I don't think I'm intentionally removing myself from my writing. Which is not to say I'm not doing it. Just that I'm not doing it intentionally. But someone else (S, I think) made a similar point and if enough people tell you you're drunk, it's probably time to lie down in the gutter.

Suz said...

It's interesting...I didn't think that the lesson needed further explanation, although it's interesting to have it. I also saw it two ways, the first being the "ha, ha - wrong, after all" and the second, not necessarily as omen, but as fact, painful and brutal.

Bea said...

I read the post quite differently from everyone else, I think. Without working it through consciously, I interpreted the word "lesson" in the title as more reader-directed - "here's a lesson for you."

It reminded me of a post I wrote awhile back about the mental work of motherhood - keeping track of where the kids are at all times, keeping half an eye on all sources of danger while outwardly carrying on as usual. That invisible mental work is habitual but also draining.

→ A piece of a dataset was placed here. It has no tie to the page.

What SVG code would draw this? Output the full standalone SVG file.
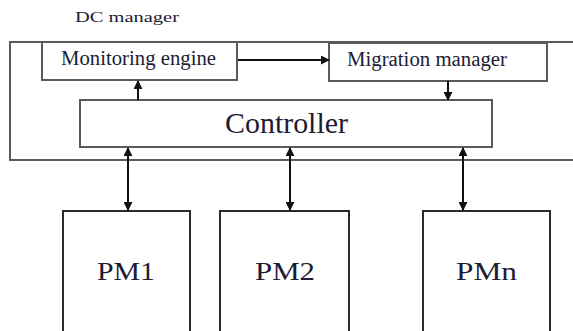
<svg xmlns="http://www.w3.org/2000/svg" width="573" height="331" viewBox="0 0 573 331">
  <style>
    .box { fill: #ffffff; stroke: #5a5a5a; stroke-width: 2; }
    .pm { fill: #ffffff; stroke: #2a2a2a; stroke-width: 2; }
    .label { font-family: "Liberation Serif", "Times New Roman", serif; fill: #1c1c34; }
    .wire { stroke: #111111; stroke-width: 2; fill: none; }
  </style>
  <defs>
    <marker id="head" viewBox="0 0 10 10" refX="9" refY="5" markerWidth="4.5" markerHeight="4.5" orient="auto-start-reverse" markerUnits="strokeWidth">
      <path d="M0,0 L10,5 L0,10 z" fill="#111111"/>
    </marker>
  </defs>
  <rect width="573" height="331" fill="#ffffff"/>

  <g id="dc-manager">
    <rect class="box" x="10" y="42" width="580" height="118"/>
    <text class="label" x="75" y="22" font-size="15" textLength="104" lengthAdjust="spacingAndGlyphs">DC manager</text>
  </g>

  <g id="monitoring-engine">
    <rect class="box" x="42" y="42" width="195" height="38"/>
    <text class="label" x="61" y="65" font-size="20" textLength="155" lengthAdjust="spacingAndGlyphs">Monitoring engine</text>
  </g>

  <g id="migration-manager">
    <rect class="box" x="329" y="43" width="218" height="38"/>
    <text class="label" x="347" y="66" font-size="20" textLength="160" lengthAdjust="spacingAndGlyphs">Migration manager</text>
  </g>

  <g id="controller">
    <rect class="box" x="80" y="100" width="412" height="47"/>
    <text class="label" x="225" y="133" font-size="30" textLength="123" lengthAdjust="spacingAndGlyphs">Controller</text>
  </g>

  <g id="pm1">
    <rect class="pm" x="63" y="211" width="127" height="140"/>
    <text class="label" x="97" y="280" font-size="26" textLength="58" lengthAdjust="spacingAndGlyphs">PM1</text>
  </g>

  <g id="pm2">
    <rect class="pm" x="220" y="211" width="129" height="140"/>
    <text class="label" x="255" y="280" font-size="26" textLength="60" lengthAdjust="spacingAndGlyphs">PM2</text>
  </g>

  <g id="pmn">
    <rect class="pm" x="423" y="211" width="127" height="140"/>
    <text class="label" x="456" y="280" font-size="26" textLength="61" lengthAdjust="spacingAndGlyphs">PMn</text>
  </g>

  <g id="connectors">
    <line class="wire" x1="238" y1="60" x2="329" y2="60" marker-end="url(#head)"/>
    <line class="wire" x1="138" y1="100" x2="138" y2="81" marker-end="url(#head)"/>
    <line class="wire" x1="448" y1="81" x2="448" y2="100" marker-end="url(#head)"/>
    <line class="wire" x1="128" y1="148" x2="128" y2="210" marker-start="url(#head)" marker-end="url(#head)"/>
    <line class="wire" x1="290" y1="148" x2="290" y2="210" marker-start="url(#head)" marker-end="url(#head)"/>
    <line class="wire" x1="463" y1="148" x2="463" y2="210" marker-start="url(#head)" marker-end="url(#head)"/>
  </g>
</svg>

So I read your post as a snapshot of the invisible mental work that accompanies your daily life - scanning the environment for sources of emotional danger, defending yourself against them. I actually didn't pay much attention to the empty stroller at the end (pivotal point that I pretty much overlooked) because I was focused on the glimpse the rest of the post provided into what it's like to be you.

niobe said...

bubandpie: Interesting. It did occur to me that the intended recipient of the lesson was a little ambiguous, but I was trying to have the emptiness of the stroller hit the reader with something of the same force that I felt when I saw it. I guess it goes to show that you can't either completely anticipate or control what someone takes away from your words.